The rulings challenged on appeal that were relevant to specific causation of Stephanie's condition were properly excluded as inadmissible hearsay. The trial court properly sustained an objection to deposition testimony by Dr. Petrone alleging the late Dr. Minnefore told her that Frangipane had told him she had given Stephanie Children's Motrin in December 1997. Also, Dr. Petrone's deposition testimony included her opinion of the cause of the child's condition. This part of her deposition testimony was correctly excluded because Dr. Petrone had not provided a report as an expert witness. Defendant agreed to the playing of Dr. Petrone's videotaped deposition in lieu of her live testimony at trial, but only to the extent she testified as a treating physician. Defendant did not agree to the admission of her opinion testimony. These out-of-court statements offered for their truth were not admissible in evidence.
We must affirm a trial court's evidentiary rulings unless our examination of the record reveals a mistaken exercise of discretion. See Estate of Hanges v. Met. Prop. & Cas. Ins. Co., 202 N.J. 369, 382 (2010) (collecting appellate cases under several rules of evidence applying the abuse of discretion standard of review); Hisenaj v. Kuehner, 194 N.J. 6, 12 (2008) (appellate court is limited to examining for abuse of discretion trial court's rulings on admission of expert testimony); Abtrax Pharms., Inc. v. Elkins-Sinn, Inc., 139 N.J. 499, 513-14 (1995) (discretionary authority of trial court to impose sanctions for failure to provide discovery, including exclusion of evidence under Rule 4:23-2(b)(2)).
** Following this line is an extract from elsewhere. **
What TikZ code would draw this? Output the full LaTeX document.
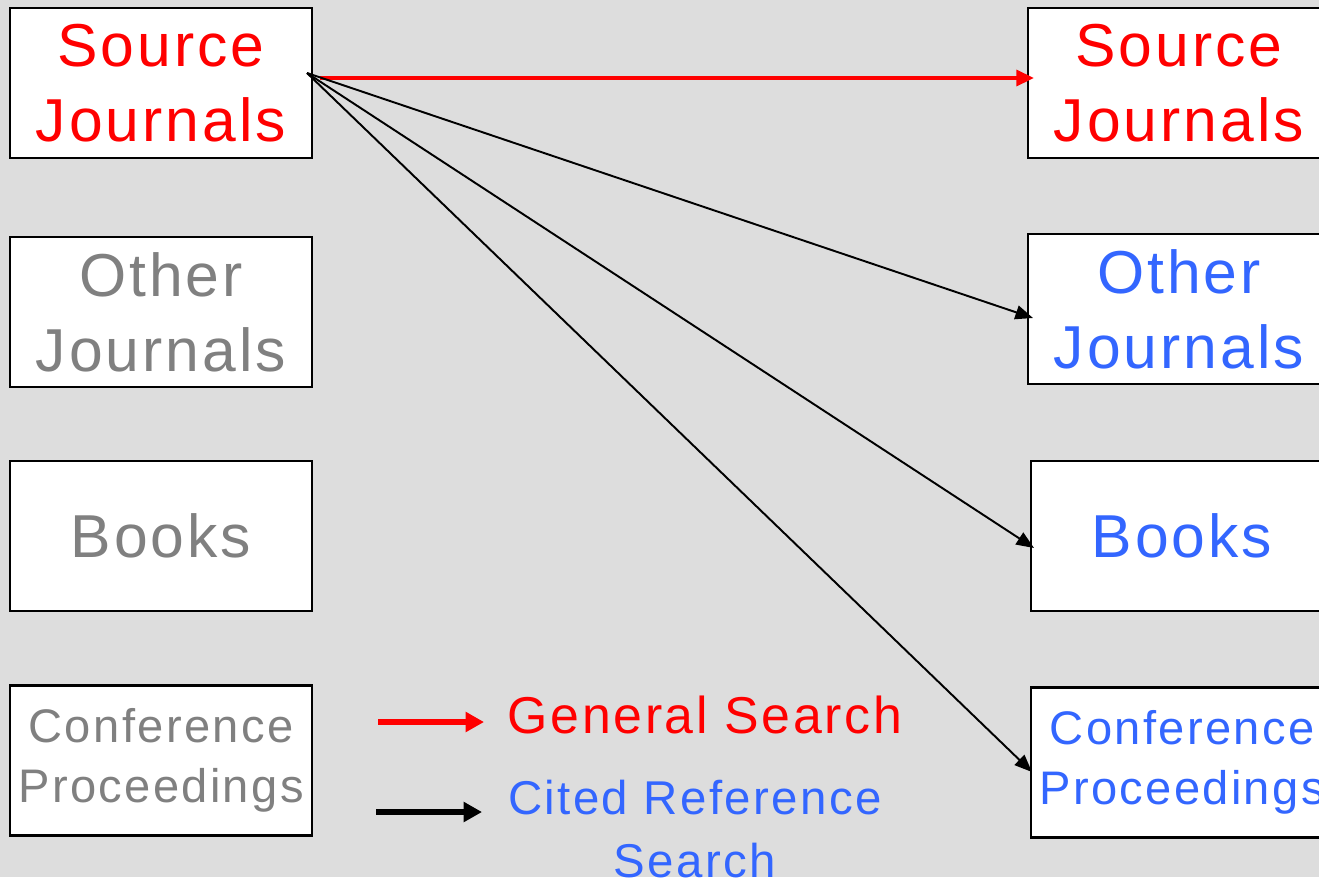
\documentclass[tikz,border=0pt]{standalone}
\usepackage{fontspec}
\setmainfont{Liberation Sans}[LetterSpace=5]
\usetikzlibrary{positioning}
\usetikzlibrary{arrows.meta}
\definecolor{bgray}{HTML}{DDDDDD}
\definecolor{dimgray}{HTML}{808080}
\definecolor{citeblue}{HTML}{3366FF}
\begin{document}
\begin{tikzpicture}
  [x=0.02cm,y=-0.02cm,
  box/.style={rectangle,draw=black,fill=white,line width=1.2pt,minimum width=6.04cm,minimum height=3cm,align=center,inner sep=0pt,font=\fontsize{34.5}{42.5}\selectfont},
  smallbox/.style={box,font=\fontsize{26.8}{34}\selectfont},
  legend/.style={align=center,inner sep=0pt,font=\fontsize{27}{35.7}\selectfont},
  general/.style={-{Triangle[length=10pt,width=9pt]},red,line width=2pt},
  cited/.style={-{Triangle[length=10pt,width=8pt]},black,line width=1.1pt},
  keyarrow/.style={-{Triangle[length=10.5pt,width=11pt]}}]
  \clip (0,0) rectangle (1319,877);
  \fill[bgray] (0,0) rectangle (1319,877);

  \node[box,text=red] (l1) at (161,83) {Source\\Journals};
  \node[box,text=dimgray] (l2) at (161,312) {Other\\Journals};
  \node[box,text=dimgray] (l3) at (161,536) {Books};
  \node[smallbox,text=dimgray] (l4) at (161,760.5) {Conference\\Proceedings};

  \node[box,text=red] (r1) at (1179,83) {Source\\Journals};
  \node[box,text=citeblue] (r2) at (1179,309) {Other\\Journals};
  \node[box,text=citeblue] (r3) at (1182,536) {Books};
  \node[smallbox,text=citeblue] (r4) at (1182,762.5) {Conference\\Proceedings};

  \coordinate (src) at (307,73);
  \coordinate (gs) at (320,78);
  \coordinate (t1) at (1034,78);
  \coordinate (t2) at (1033,318);
  \coordinate (t3) at (1034,548);
  \coordinate (t4) at (1032,772);

  \draw [general] (gs) -- (t1);
  \draw [cited] (src) -- (t2);
  \draw [cited] (src) -- (t3);
  \draw [cited] (src) -- (t4);

  \node[legend,text=red,font=\fontsize{29.5}{35.7}\selectfont] (gen) at (705,715) {General Search};
  \node[legend,text=citeblue] (cit) at (695,829) {Cited Reference\\Search};
  \coordinate (g0) at (378,722);
  \coordinate (g1) at (484,722);
  \coordinate (c0) at (376,812);
  \coordinate (c1) at (482,812);
  \draw [general,keyarrow,line width=3.2pt] (g0) -- (g1);
  \draw [cited,keyarrow,line width=3.8pt] (c0) -- (c1);
\end{tikzpicture}
\end{document}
In addition to excluding evidence as inadmissible hearsay, the trial court made appropriate discretionary rulings in response to discovery objections and disputed arguments on the admissibility of expert testimony. Having considered the parties' arguments, we find no abuse of discretion or other legal error in the trial court's several evidentiary rulings. Although forcefully and passionately argued because of the severity of the child's injuries, the points of evidentiary error argued on appeal do not warrant extensive discussion. We conclude these discretionary rulings were not erroneous.